Over at the Digital Education blog, my colleague Mike Bock penned an item on new educational video start-up Knowmia. Mike culled the details on the company from around the Web—it's a site that allows teachers to upload their own video lessons, and uses search engine tactics and personal preferences to filter out the best ones. There's also a tool for teachers to create their own video lessons using those posted on the site. If we're using the annoying but time-honored tech media tradition of describing companies in terms of other companies, it's like a combination of Khan Academy, Netflix, and Pinterest.
But it's not an easy task to take on Khan Academy, the uber-popular repository of video lessons from founder Sal Khan, even if there are some vocal naysayers. (Also, Khan Academy videos are among those aggregated for on Knowmia.) What's notable about Knowmia, though, are the resources at its disposal to take on Khan. The founder and CEO Ariel Braunstein is a co-founder of Pure Digital, the company that brought you pocket-sized digital cameras, was purchased by Cisco for $590 million, and then surprisingly discontinued two years later. So Knowmia should have some money behind it, or at least more than the standard lean start-up.
It will also have some serious start-up know-how.
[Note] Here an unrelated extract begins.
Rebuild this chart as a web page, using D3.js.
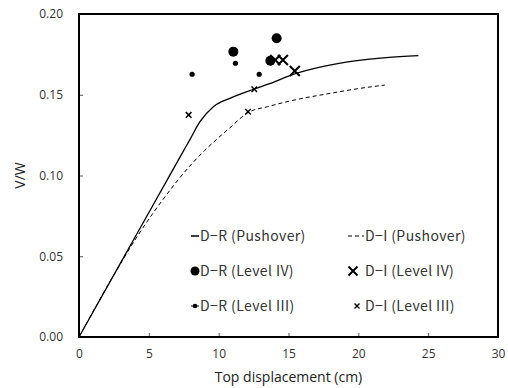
<!DOCTYPE html>
<html>
<head>
<meta charset="utf-8">
<script src="https://cdn.jsdelivr.net/npm/d3@7"></script>
<style>
  body { margin: 0; background: #fff; }
  svg { display: block; }
</style>
</head>
<body>
<div id="chart"></div>
<script>
// pushover curves [displacement cm, V/W]
const drPushover = [[0, 0], [3, 0.0462], [7.2, 0.1109], [7.95, 0.1224], [8.66, 0.1333], [9.62, 0.1426],
  [10.8, 0.1478], [12.5, 0.1534], [13.7, 0.157], [15.2, 0.1622], [17.5, 0.1675], [19.9, 0.1711],
  [22, 0.173], [24.3, 0.1742]];
const diPushover = [[0, 0], [2.5, 0.0385], [4.0, 0.060], [6.0, 0.085], [8.0, 0.1065], [9.0, 0.1155],
  [10.0, 0.1235], [10.8, 0.1295], [12.1, 0.139], [13.5, 0.1426], [15.2, 0.1463], [18.0, 0.1509],
  [20.0, 0.1538], [21.9, 0.156]];

const drLevel4 = [[11.05, 0.1767], [14.15, 0.185], [13.7, 0.1711]];
const drLevel3 = [[8.1, 0.1627], [11.2, 0.1695], [12.9, 0.1627]];
const diLevel4 = [[14.05, 0.1715], [14.6, 0.1715], [15.45, 0.1647]];
const diLevel3 = [[7.85, 0.1375], [12.1, 0.1395], [12.55, 0.1534]];

const xTicks = [0, 5, 10, 15, 20, 25, 30];
const yTicks = [0, 0.05, 0.10, 0.15, 0.20];

const width = 508;
const height = 388;
const margin = { top: 14, right: 10, bottom: 51, left: 79 };

const svg = d3.select('#chart')
  .append('svg')
  .attr('width', width)
  .attr('height', height);

const x = d3.scaleLinear().domain([0, 30]).range([margin.left, width - margin.right]);
const y = d3.scaleLinear().domain([0, 0.2]).range([height - margin.bottom, margin.top]);

const tickFont = '"Open Sans", "Noto Sans", sans-serif';
const legendFont = '"Noto Sans CJK KR", "DejaVu Sans", sans-serif';

// axes with inward ticks
svg.append('g')
  .attr('transform', `translate(0, ${y(0)})`)
  .call(d3.axisBottom(x).tickValues(xTicks).tickSizeInner(-4).tickSizeOuter(0).tickPadding(12))
  .call(g => g.select('.domain').remove())
  .call(g => g.selectAll('line').attr('stroke', '#555'))
  .call(g => g.selectAll('text').style('font-family', tickFont).style('font-size', '12px').attr('fill', '#333'));

svg.append('g')
  .attr('transform', `translate(${x(0)}, 0)`)
  .call(d3.axisLeft(y).tickValues(yTicks).tickFormat(d3.format('.2f')).tickSizeInner(-4).tickSizeOuter(0).tickPadding(16))
  .call(g => g.select('.domain').remove())
  .call(g => g.selectAll('line').attr('stroke', '#555'))
  .call(g => g.selectAll('text').style('font-family', tickFont).style('font-size', '12px').attr('fill', '#333'));

// frame
svg.append('rect')
  .attr('x', x(0))
  .attr('y', y(0.2))
  .attr('width', x(30) - x(0))
  .attr('height', y(0) - y(0.2))
  .attr('fill', 'none')
  .attr('stroke', '#000')
  .attr('stroke-width', 2);

const line = d3.line()
  .x(d => x(d[0]))
  .y(d => y(d[1]))
  .curve(d3.curveMonotoneX);

svg.append('path')
  .datum(diPushover)
  .attr('fill', 'none')
  .attr('stroke', '#000')
  .attr('stroke-width', 1)
  .attr('stroke-dasharray', '4,3')
  .attr('d', line);

svg.append('path')
  .datum(drPushover)
  .attr('fill', 'none')
  .attr('stroke', '#000')
  .attr('stroke-width', 1.3)
  .attr('d', line);

function cross(g, cx, cy, r, w) {
  g.append('path')
    .attr('d', `M${cx - r},${cy - r}L${cx + r},${cy + r}M${cx - r},${cy + r}L${cx + r},${cy - r}`)
    .attr('stroke', '#000')
    .attr('stroke-width', w)
    .attr('fill', 'none');
}

const marks = svg.append('g');
diLevel3.forEach(d => cross(marks, x(d[0]), y(d[1]), 2.8, 1.5));
diLevel4.forEach(d => cross(marks, x(d[0]), y(d[1]), 5, 2));

marks.selectAll('circle.big')
  .data(drLevel4)
  .join('circle')
  .attr('class', 'big')
  .attr('cx', d => x(d[0]))
  .attr('cy', d => y(d[1]))
  .attr('r', 5)
  .attr('fill', '#000');

marks.selectAll('circle.small')
  .data(drLevel3)
  .join('circle')
  .attr('class', 'small')
  .attr('cx', d => x(d[0]))
  .attr('cy', d => y(d[1]))
  .attr('r', 2.6)
  .attr('fill', '#000');

// legend
const legend = svg.append('g');
const rows = [236, 271, 306];
const col1 = 200;
const col2 = 365;

legend.append('line')
  .attr('x1', col1 - 9).attr('x2', col1 - 1)
  .attr('y1', rows[0]).attr('y2', rows[0])
  .attr('stroke', '#000').attr('stroke-width', 1.5);
legend.append('circle').attr('cx', col1 - 5).attr('cy', rows[1]).attr('r', 4.5).attr('fill', '#000');
legend.append('line')
  .attr('x1', col1 - 9).attr('x2', col1 - 1)
  .attr('y1', rows[2]).attr('y2', rows[2])
  .attr('stroke', '#000').attr('stroke-width', 1);
legend.append('circle').attr('cx', col1 - 5).attr('cy', rows[2]).attr('r', 2.3).attr('fill', '#000');

legend.append('line')
  .attr('x1', col2 - 17).attr('x2', col2 - 1)
  .attr('y1', rows[0]).attr('y2', rows[0])
  .attr('stroke', '#000').attr('stroke-width', 1)
  .attr('stroke-dasharray', '4,3');
cross(legend, col2 - 12, rows[1], 4.5, 2);
cross(legend, col2 - 8, rows[2], 2.5, 1.4);

const legendItems = [
  [col1, rows[0], 'D−R (Pushover)'],
  [col2, rows[0], 'D−I (Pushover)'],
  [col1, rows[1], 'D−R (Level IV)'],
  [col2, rows[1], 'D−I (Level IV)'],
  [col1, rows[2], 'D−R (Level III)'],
  [col2, rows[2], 'D−I (Level III)']
];

legend.selectAll('text')
  .data(legendItems)
  .join('text')
  .attr('x', d => d[0])
  .attr('y', d => d[1])
  .attr('dy', '0.36em')
  .style('font-family', legendFont)
  .style('font-size', '14px')
  .style('letter-spacing', '0.4px')
  .attr('fill', '#333')
  .text(d => d[2]);

// axis titles
svg.append('text')
  .attr('x', (x(0) + x(30)) / 2)
  .attr('y', 382)
  .attr('text-anchor', 'middle')
  .style('font-family', tickFont)
  .style('font-size', '14px')
  .attr('fill', '#222')
  .text('Top displacement (cm)');

svg.append('text')
  .attr('transform', `translate(25, ${y(0.1)}) rotate(-90)`)
  .attr('text-anchor', 'middle')
  .style('font-family', tickFont)
  .style('font-size', '14px')
  .attr('fill', '#222')
  .text('V/W');
</script>
</body>
</html>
Knowmia is participating in Y Combinator, the renowned start-up incubator. (Incubators are highly competitive programs typically run by technology industry luminaries who offer accepted companies access to investors, knowledge on how to run and develop a company, and seed investment, in exchange for a stake in the company.) Y Combinator is run by start-up guru Paul Graham, and helped launch companies like social sharing site Reddit, cloud storage company Dropbox, and digital document tool Scribd.
Y Combinator forms the basis for Imagine K12, one of the only start-up incubators specifically for K-12 education companies. I recently spent some time in Palo Alto with Imagine K-12's founders and its current cohort of companies (you can expect a larger piece in the coming weeks). Everyone there viewed Y Combinator as the gold standard of the technology start-up scene, so perhaps Khan Academy should take note.